Sunday, December 8, 2013

Microsoft AdPredictor (Click Through Rate Prediction) is now implemented in GraphLab!

A couple of years ago, we competed in KDD CUP 2012 and won the 4th place. We used Microsoft's AdPredictor as one of three useful models in this competition as described in our paper: Xingxing Wang, Shijie Lin, Dongying Kong, Liheng Xu, Qiang Yan, Siwei Lai, Liang Wu, Guibo Zhu, Heng Gao, Yang Wu, Danny Bickson, Yuanfeng Du, Neng Gong, Chengchun Shu, Shuang Wang, Fei Tan, Jun Zhao, Yuanchun Zhou, Kang Liu. Click-Through Prediction for Sponsored Search Advertising with Hybrid Models. In ACM KDD CUP workshop 2012.

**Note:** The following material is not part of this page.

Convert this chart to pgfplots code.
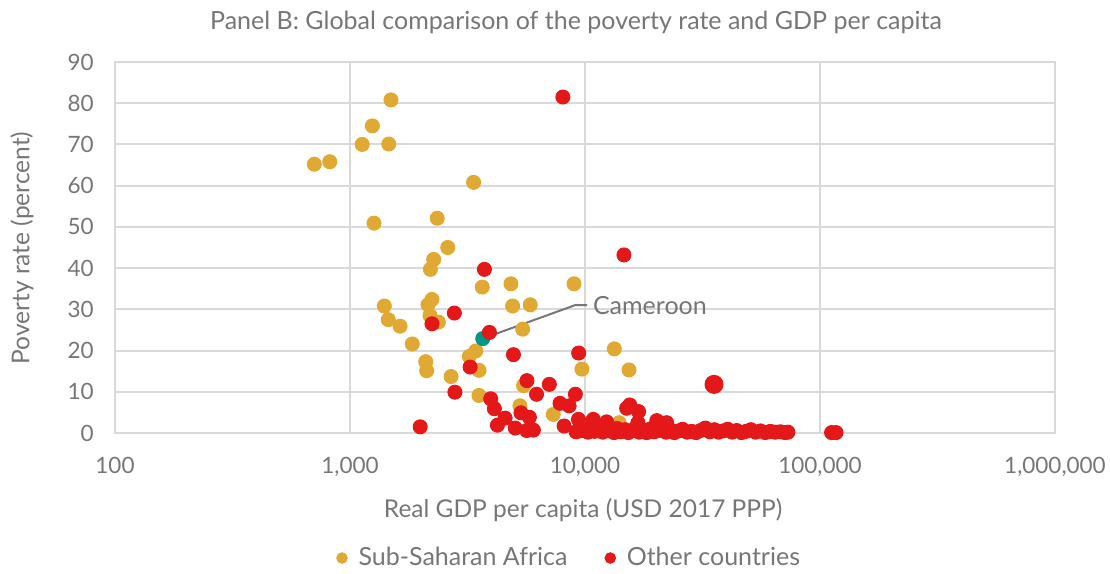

AdPredictor is described in the paper:
Graepel, Thore, et al. "Web-scale bayesian click-through rate prediction for sponsored search advertising in microsoft's bing search engine." Proceedings of the 27th International Conference on Machine Learning (ICML-10). 2010. html

I tried to look for an open source implementation of AdPredictor and did not find even a single source code. Not surprising, considering the fact that several companies are using it in production for predicting ads  CTR (click through rate). So I have decided to go for a fun weekend activity for implementing AdPredictor for GraphLab. The code is available here.

In a nutshell, AdPredictor computes a linear regression model with probit link function.
The input to the algorithm are observations of the type
-1 3:1 4:1 6:1 9:1
1 4:1 5:1 18:1 19:1
where the first field -1 is the action (did not click) or 1 (clicked). Next there are pairs of binary features.
The output of the algorithm are weights for each feature. When a new ad comes in, we should simply sum up the weights for the matching features. If the weights are smaller than zero then the prediction is -1 and vice versa.

You are welcome to download graphlab from and try it out!

Adpredictor takes file in libsvm format. You should prepare a sub folder with the training file and validation (file needs to end with .validate).

You can run adpredictor using the command:
./adpredictor --matrix=folder/ --max_iter=10 --beta=1

As always let me know if you try it out!


  1. Hi,

    I was looking into this algorithm that you implemented taking into consideration the adpredictor algorithm. I have a similar implementation. What I understood from the algorithm is that each feature is given weight which is binary. So taking that into account; every feature in each of the rows is either considered or not. I couldn't see the values of each feature coming into play anywhere in the algorithm. Have I misunderstood the logic or is it supposed to be that way.


    1. You are correct. I assume the features are binary, namely either 1 or 0. If the feature is 0 no need to give it in the input since 0 values are ignored.

    2. Alright. Thought so. I have mostly binary features but a few are non binary and hence I'm guessing I just need to change the code to calculate the mean and variance of non binary feature sets as well. Now I've actually come to a dilemma as one of the features has a possible 300 values. How do you suggest I go about it.

    3. The Adpredictor paper is also written with binary variables in mind. Any variable which is categorical should be translated to binary. For example zip codes. Larger zip code does not mean this event is more important than smaller zip code and vice versa. The trivial way for converting your variable with 300 values is adding 300 columns. However if this is too much, you can bin it into a small set of values and group items together. Alternatively you can try binary encoding which will need log(N) columns. It is hard to say what is the improtance of your 300 value variable. So my suggestion is to try a few approaches and see which works better.